OBJECTIVE | Copy the material that follows word for word and omit its pictures.

## Begin INFORMATION SUPPLIED

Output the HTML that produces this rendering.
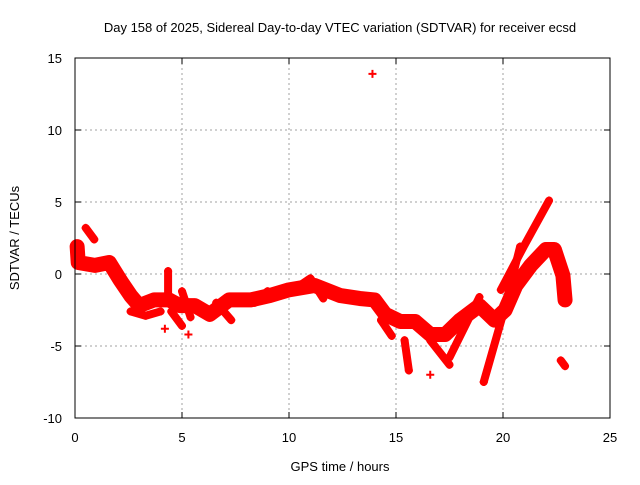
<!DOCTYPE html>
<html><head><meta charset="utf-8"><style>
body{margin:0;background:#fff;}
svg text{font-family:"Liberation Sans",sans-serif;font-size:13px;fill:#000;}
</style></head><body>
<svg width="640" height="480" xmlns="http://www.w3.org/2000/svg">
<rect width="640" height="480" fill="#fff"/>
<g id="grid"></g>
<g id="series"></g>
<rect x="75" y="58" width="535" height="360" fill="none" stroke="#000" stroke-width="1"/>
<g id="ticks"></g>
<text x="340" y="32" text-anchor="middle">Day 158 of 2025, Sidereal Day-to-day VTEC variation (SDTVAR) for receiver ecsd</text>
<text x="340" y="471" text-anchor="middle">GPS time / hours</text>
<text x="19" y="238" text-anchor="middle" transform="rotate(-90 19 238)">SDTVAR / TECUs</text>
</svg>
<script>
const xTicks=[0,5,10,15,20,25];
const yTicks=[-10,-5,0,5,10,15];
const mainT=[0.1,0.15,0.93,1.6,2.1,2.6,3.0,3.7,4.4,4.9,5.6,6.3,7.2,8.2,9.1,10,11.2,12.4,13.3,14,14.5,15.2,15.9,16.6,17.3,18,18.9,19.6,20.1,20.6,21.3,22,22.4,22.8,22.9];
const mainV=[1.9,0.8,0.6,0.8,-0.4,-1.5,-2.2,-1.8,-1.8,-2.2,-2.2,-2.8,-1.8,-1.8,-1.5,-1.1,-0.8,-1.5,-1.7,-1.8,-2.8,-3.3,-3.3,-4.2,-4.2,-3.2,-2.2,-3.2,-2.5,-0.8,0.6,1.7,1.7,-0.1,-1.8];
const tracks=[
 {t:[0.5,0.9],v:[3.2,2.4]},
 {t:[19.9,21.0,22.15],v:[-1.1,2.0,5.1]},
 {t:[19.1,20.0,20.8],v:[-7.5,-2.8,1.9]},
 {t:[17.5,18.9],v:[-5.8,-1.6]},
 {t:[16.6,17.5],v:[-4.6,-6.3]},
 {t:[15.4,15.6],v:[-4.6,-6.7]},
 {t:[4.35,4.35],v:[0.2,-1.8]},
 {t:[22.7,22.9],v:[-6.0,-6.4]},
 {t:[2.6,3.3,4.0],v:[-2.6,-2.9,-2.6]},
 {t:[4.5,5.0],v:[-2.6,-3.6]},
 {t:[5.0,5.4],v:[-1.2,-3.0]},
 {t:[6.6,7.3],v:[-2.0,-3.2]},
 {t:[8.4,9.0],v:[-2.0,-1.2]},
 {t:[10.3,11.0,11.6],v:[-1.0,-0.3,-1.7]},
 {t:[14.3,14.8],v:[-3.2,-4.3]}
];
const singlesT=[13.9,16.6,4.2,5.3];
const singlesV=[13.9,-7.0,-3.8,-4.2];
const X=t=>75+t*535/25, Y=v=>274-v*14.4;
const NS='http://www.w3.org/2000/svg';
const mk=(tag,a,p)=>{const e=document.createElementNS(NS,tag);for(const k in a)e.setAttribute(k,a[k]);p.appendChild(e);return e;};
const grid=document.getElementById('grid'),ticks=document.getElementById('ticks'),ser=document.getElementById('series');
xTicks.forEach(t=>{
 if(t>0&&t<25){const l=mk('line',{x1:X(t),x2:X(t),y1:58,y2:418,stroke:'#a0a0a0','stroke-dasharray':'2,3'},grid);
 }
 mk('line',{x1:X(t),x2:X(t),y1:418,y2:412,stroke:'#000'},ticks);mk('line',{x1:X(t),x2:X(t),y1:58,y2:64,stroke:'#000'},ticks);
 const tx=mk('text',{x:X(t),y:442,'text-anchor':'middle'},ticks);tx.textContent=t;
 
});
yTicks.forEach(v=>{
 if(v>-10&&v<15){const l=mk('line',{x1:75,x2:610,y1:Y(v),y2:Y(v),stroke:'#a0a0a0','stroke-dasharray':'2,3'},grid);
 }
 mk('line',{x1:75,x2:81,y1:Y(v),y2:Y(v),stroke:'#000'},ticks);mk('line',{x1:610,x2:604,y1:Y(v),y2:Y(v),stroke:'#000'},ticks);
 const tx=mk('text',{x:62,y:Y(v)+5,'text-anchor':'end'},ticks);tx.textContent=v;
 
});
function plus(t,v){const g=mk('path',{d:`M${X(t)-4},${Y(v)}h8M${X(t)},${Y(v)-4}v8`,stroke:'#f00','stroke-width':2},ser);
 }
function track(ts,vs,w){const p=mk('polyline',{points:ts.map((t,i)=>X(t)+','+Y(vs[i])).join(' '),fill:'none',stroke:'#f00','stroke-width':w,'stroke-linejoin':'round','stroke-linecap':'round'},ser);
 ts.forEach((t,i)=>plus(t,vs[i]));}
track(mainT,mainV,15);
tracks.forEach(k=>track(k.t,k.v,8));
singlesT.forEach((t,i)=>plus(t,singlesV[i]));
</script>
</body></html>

## End INFORMATION SUPPLIED

SOLUTION FOR THIS TASK |
Output the HTML that produces this rendering.
<!DOCTYPE html>
<html><head><meta charset="utf-8"><style>
body{margin:0;background:#fff;}
svg text{font-family:"Liberation Sans",sans-serif;font-size:13px;fill:#000;}
</style></head><body>
<svg width="640" height="480" xmlns="http://www.w3.org/2000/svg">
<rect width="640" height="480" fill="#fff"/>
<g id="grid"></g>
<g id="series"></g>
<rect x="75" y="58" width="535" height="360" fill="none" stroke="#000" stroke-width="1"/>
<g id="ticks"></g>
<text x="340" y="32" text-anchor="middle">Day 158 of 2025, Sidereal Day-to-day VTEC variation (SDTVAR) for receiver ecsd</text>
<text x="340" y="471" text-anchor="middle">GPS time / hours</text>
<text x="19" y="238" text-anchor="middle" transform="rotate(-90 19 238)">SDTVAR / TECUs</text>
</svg>
<script>
const xTicks=[0,5,10,15,20,25];
const yTicks=[-10,-5,0,5,10,15];
const mainT=[0.1,0.15,0.93,1.6,2.1,2.6,3.0,3.7,4.4,4.9,5.6,6.3,7.2,8.2,9.1,10,11.2,12.4,13.3,14,14.5,15.2,15.9,16.6,17.3,18,18.9,19.6,20.1,20.6,21.3,22,22.4,22.8,22.9];
const mainV=[1.9,0.8,0.6,0.8,-0.4,-1.5,-2.2,-1.8,-1.8,-2.2,-2.2,-2.8,-1.8,-1.8,-1.5,-1.1,-0.8,-1.5,-1.7,-1.8,-2.8,-3.3,-3.3,-4.2,-4.2,-3.2,-2.2,-3.2,-2.5,-0.8,0.6,1.7,1.7,-0.1,-1.8];
const tracks=[
 {t:[0.5,0.9],v:[3.2,2.4]},
 {t:[19.9,21.0,22.15],v:[-1.1,2.0,5.1]},
 {t:[19.1,20.0,20.8],v:[-7.5,-2.8,1.9]},
 {t:[17.5,18.9],v:[-5.8,-1.6]},
 {t:[16.6,17.5],v:[-4.6,-6.3]},
 {t:[15.4,15.6],v:[-4.6,-6.7]},
 {t:[4.35,4.35],v:[0.2,-1.8]},
 {t:[22.7,22.9],v:[-6.0,-6.4]},
 {t:[2.6,3.3,4.0],v:[-2.6,-2.9,-2.6]},
 {t:[4.5,5.0],v:[-2.6,-3.6]},
 {t:[5.0,5.4],v:[-1.2,-3.0]},
 {t:[6.6,7.3],v:[-2.0,-3.2]},
 {t:[8.4,9.0],v:[-2.0,-1.2]},
 {t:[10.3,11.0,11.6],v:[-1.0,-0.3,-1.7]},
 {t:[14.3,14.8],v:[-3.2,-4.3]}
];
const singlesT=[13.9,16.6,4.2,5.3];
const singlesV=[13.9,-7.0,-3.8,-4.2];
const X=t=>75+t*535/25, Y=v=>274-v*14.4;
const NS='http://www.w3.org/2000/svg';
const mk=(tag,a,p)=>{const e=document.createElementNS(NS,tag);for(const k in a)e.setAttribute(k,a[k]);p.appendChild(e);return e;};
const grid=document.getElementById('grid'),ticks=document.getElementById('ticks'),ser=document.getElementById('series');
xTicks.forEach(t=>{
 if(t>0&&t<25){const l=mk('line',{x1:X(t),x2:X(t),y1:58,y2:418,stroke:'#a0a0a0','stroke-dasharray':'2,3'},grid);
 }
 mk('line',{x1:X(t),x2:X(t),y1:418,y2:412,stroke:'#000'},ticks);mk('line',{x1:X(t),x2:X(t),y1:58,y2:64,stroke:'#000'},ticks);
 const tx=mk('text',{x:X(t),y:442,'text-anchor':'middle'},ticks);tx.textContent=t;
 
});
yTicks.forEach(v=>{
 if(v>-10&&v<15){const l=mk('line',{x1:75,x2:610,y1:Y(v),y2:Y(v),stroke:'#a0a0a0','stroke-dasharray':'2,3'},grid);
 }
 mk('line',{x1:75,x2:81,y1:Y(v),y2:Y(v),stroke:'#000'},ticks);mk('line',{x1:610,x2:604,y1:Y(v),y2:Y(v),stroke:'#000'},ticks);
 const tx=mk('text',{x:62,y:Y(v)+5,'text-anchor':'end'},ticks);tx.textContent=v;
 
});
function plus(t,v){const g=mk('path',{d:`M${X(t)-4},${Y(v)}h8M${X(t)},${Y(v)-4}v8`,stroke:'#f00','stroke-width':2},ser);
 }
function track(ts,vs,w){const p=mk('polyline',{points:ts.map((t,i)=>X(t)+','+Y(vs[i])).join(' '),fill:'none',stroke:'#f00','stroke-width':w,'stroke-linejoin':'round','stroke-linecap':'round'},ser);
 ts.forEach((t,i)=>plus(t,vs[i]));}
track(mainT,mainV,15);
tracks.forEach(k=>track(k.t,k.v,8));
singlesT.forEach((t,i)=>plus(t,singlesV[i]));
</script>
</body></html>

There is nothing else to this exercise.